Whereas, there is documented evidence of sexually oriented businesses, including adult bookstores and adult video stores, manipulating their inventory and/or business practices to avoid regulation while retaining their essentially "adult" nature, see, e.g., Z.J. Gifts D-4, L.L.C. v. City of Littleton, Civil Action No. 99-N-1696, Memorandum Decision and Order (D. Colo. March 31, 2001) (finding retail adult store's "argument that it is not an adult entertainment establishment" to be "frivolous at best"); People ex rel. Deters v. The Lion's Den, Inc., Case No. 04-CH-26, Modified Permanent Injunction Order (III. Fourth Judicial Circuit, Effingham County, July 13, 2005) (noting that "the accuracy and credibility" of the evidence on inventory in adult retail store was suspect, and that testimony was "less than candid" and "suggested an intention to obscure the actual amount of sexually explicit material sold"); City of New York v.

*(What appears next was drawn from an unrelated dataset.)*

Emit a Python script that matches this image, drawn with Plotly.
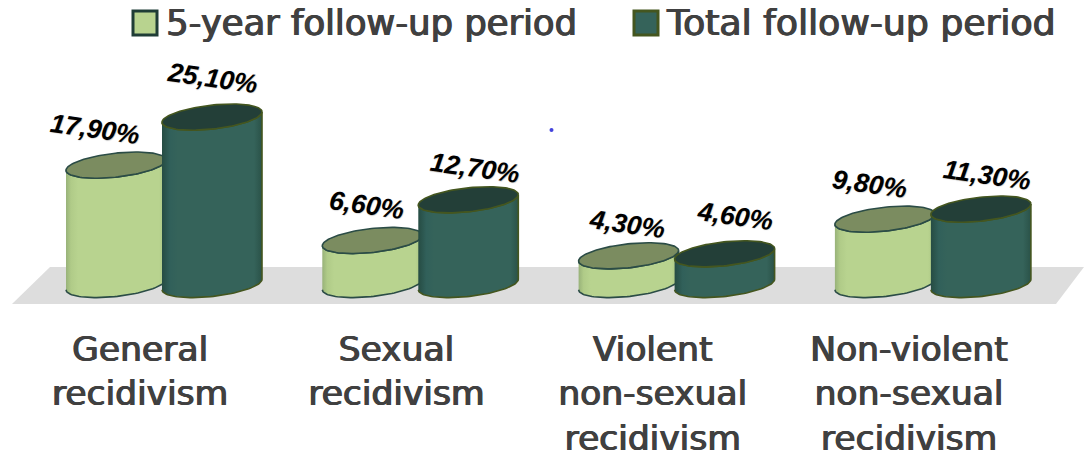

Hommes, 724 N.E.2d 368 (N.Y. 1999) (documenting manipulation of inventory to avoid adult classification); Taylor v. State, No. 01-01-00505-CR, 2002 WL 1722154 (Tex. App. July 25, 2002) (noting that "the nonadult video selections appeared old and several of its display cases were covered with cobwebs"); and
G.
Whereas, the manner in which an establishment holds itself out to the public is a reasonable consideration in determining whether the establishment is a sexually oriented business, see, e.g., East Brooks Books, Inc. v. Shelby County, 588 F.3d 360, 365 (6th Cir. 2009) ("A prominent display advertising an establishment as an 'adult store,' moreover, is a more objective indicator that the store is of the kind the Act aims to regulate, than the mere share of its stock or trade comprised of adult materials."); FW/PBS, Inc. v. City of Dallas, 493 U.S. 215, 261 (1991) (Scalia, J., concurring in part and dissenting in part) ("[I]t is most implausible that any enterprise which has as its constant intentional objective the sale of such [sexual] material does not advertise or promote it as such."); Patterson v. City of Grand Forks, Case No. 18-2012-CV-00742 (Nov. 1, 2012) (upholding sex paraphernalia store location restriction which exempted stores in regional shopping malls because malls on are on large parcels that buffer sensitive land uses, have their own security personnel, and limit signage and hours of operation); see also Johnson v. California State Bd. of Accountancy, 72 F.3d 1427 (9th Cir. 1995) (rejecting First Amendment challenge to statute which used the phrase "holding out" to identify conduct indicative of the practice of public accountancy, but did not ban any speech); Spencer v. World Vision, Inc., 633 F.3d 723 (9th Cir. 2010) (O'Scannlain, J., concurring) (concluding that whether an entity "holds itself out" as religious is a neutral factor and that factor helps to ensure that the entity is a bona fide religious entity); and
H.
Whereas, the Township intends to regulate such businesses as sexually oriented businesses through a narrowly tailored ordinance designed to serve the substantial government interest in preventing the negative secondary effects of sexually oriented businesses; and
I.
Whereas, the Township's regulations shall be narrowly construed to accomplish this end; and
J.
Whereas, the Township recognizes its constitutional duty to interpret and construe its laws to comply with constitutional requirements as they are announced; and
K.
Whereas, with the passage of any ordinance, the Township and the Board of Trustees accept as binding the applicability of general principles of criminal and civil law and procedure and the rights and obligations under the United States and Michigan Constitutions, Michigan Code, and the Michigan Rules of Civil and Criminal Procedure; and
L.
Whereas, it is not the intent of this ordinance to suppress any speech activities protected by the U.S. Constitution or the Michigan Constitution, but to enact ordinance to further the content-neutral governmental interests of the Township, to wit, the controlling of secondary effects of sexually oriented businesses.
M.
Now, therefore, Pittsfield Charter Township, Washtenaw County, Michigan hereby ordains that the following ordinance be enacted.